Among the figures you'll commonly see on an income statement are:

Sales revenue: This figure describes all the money you earn from selling your products or services.

Cost of goods sold (COGS): This figure entails all expenses – including but not limited to labor, materials, overhead, storage, and the wholesale price of any products resold – spent to create and sell your products and services.

Gross profit: Gross profit is the difference between your sales revenue and your COGS. It differs from gross profit margin, another term often encountered in accounting (and one that you won't have to factor into your income statement).

Rent: This expense is the amount you pay to rent an office space, warehouse, or other physical space. If you rent equipment or other business items, those might fall under equipment or operating expenses instead.

Utility: This expense entails all money spent to keep the power on, water running, and heat and air conditioning running at your physical locations.

Depreciation: All purchased items, including business equipment, lose value over time. The total value lost during the accounting period in question is an expense that should be added to your income statement.

Operating expenses: Operating expenses are arguably the broadest of all income statement expense categories. They include everything from payroll software to employee wages to insurance payments.

Equipment: Any money you spend to rent, maintain, or refurbish your operating equipment falls under this expense category.

Marketing: All money that you spend connecting your brand with potential new customers and clients goes into this category.

Total general expenses: This category is the sum of all previous expenses. You may also see it referred to as direct expenses since all the expenses comprising this category stem from crucial business operations.

Operating earnings: This figure is the difference between your gross profit and your total general expenses.

Interest payments: If you've taken out any loans to fund your business, then you'll have to pay interest on them. This interest is another expense you must include on your income statement.

Total pre-tax earnings: This figure is the difference between your operating earnings and your interest expenses.

Income tax payments: This figure is the amount your company has paid in income tax during the accounting period in question. It does not include taxes you have withheld from your employees' paychecks – just taxes your company pays directly.

Net income: Subtract your income tax expenses from your total pre-tax earnings to calculate this figure, which is the single most important number on your income statement.

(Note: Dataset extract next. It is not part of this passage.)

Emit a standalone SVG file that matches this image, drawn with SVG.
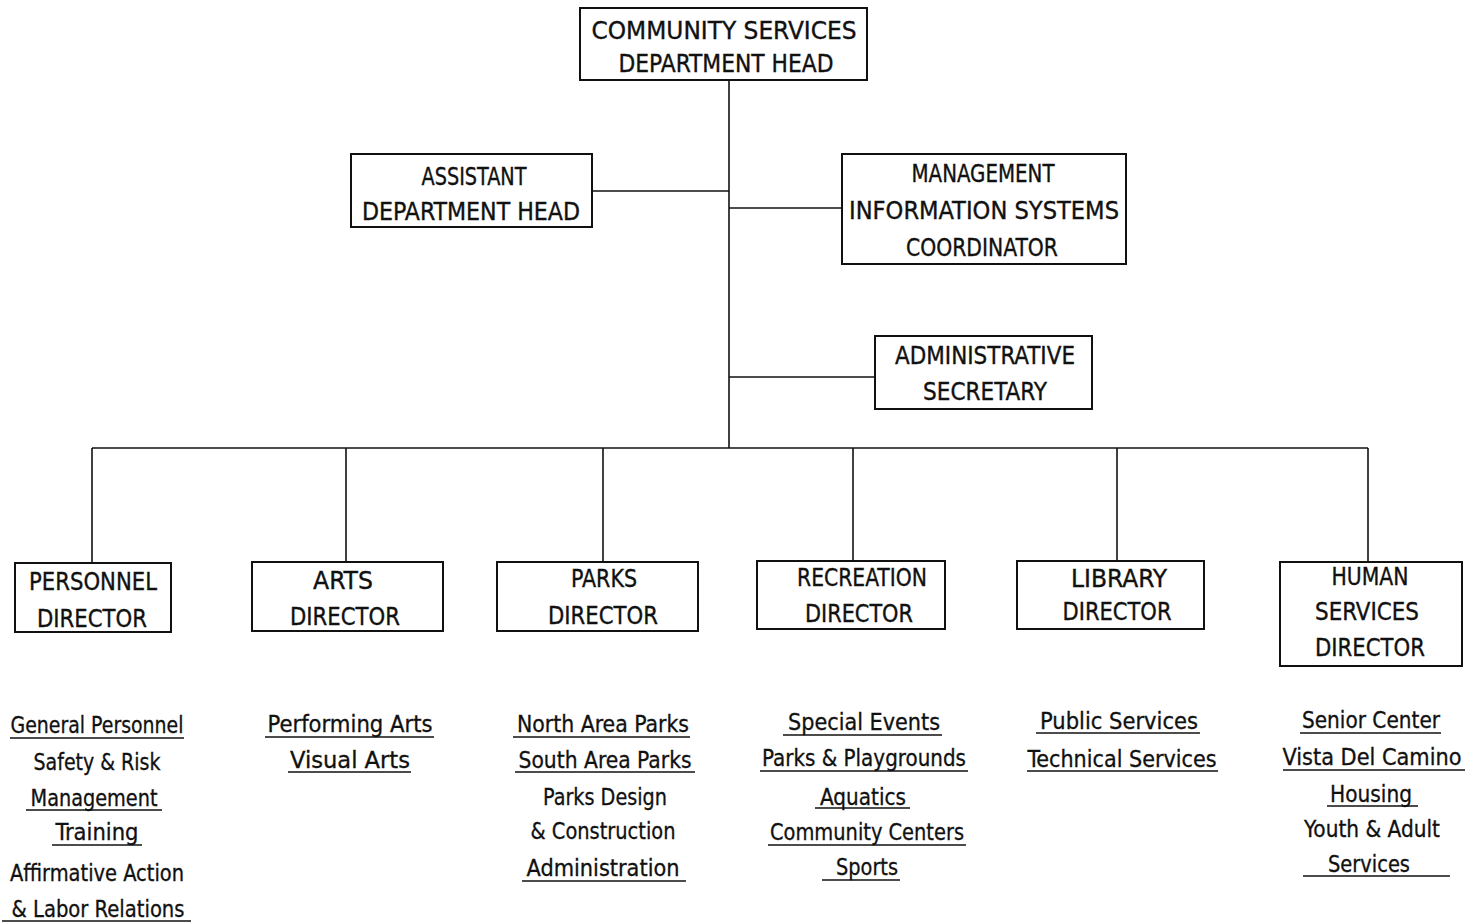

This number shows your profitability (or lack thereof) to investors, lenders, and anyone else who might want to see it.

How to prepare an income statement

Creating your income statement may seem challenging at first, but it doesn't have to be if you use the above income statement example as a template. With this template and thorough company bookkeeping and accounting practices, you should face few challenges when creating an income statement – an important document to share with any lenders you approach for funding.

Here are some straightforward steps to follow:

  1. Gather Financial Data – Collect revenue and expense records for the accounting period.
  2. Categorize Revenues and Expenses – Organize income and expenses under appropriate headings
  3. Calculate Key Figures – Determine gross profit, operating earnings, and net income.
  4. Choose a Format – Decide between a multi-step income statement vs single-step income statement based on your business needs.
  5. Review for Accuracy – Ensure all figures align with your balance sheet vs. income statement vs. cash flow statement.

Remember that accurate financial record-keeping throughout the year simplifies income statement preparation. Many small business accounting software programs can generate these statements automatically based on your entered financial data.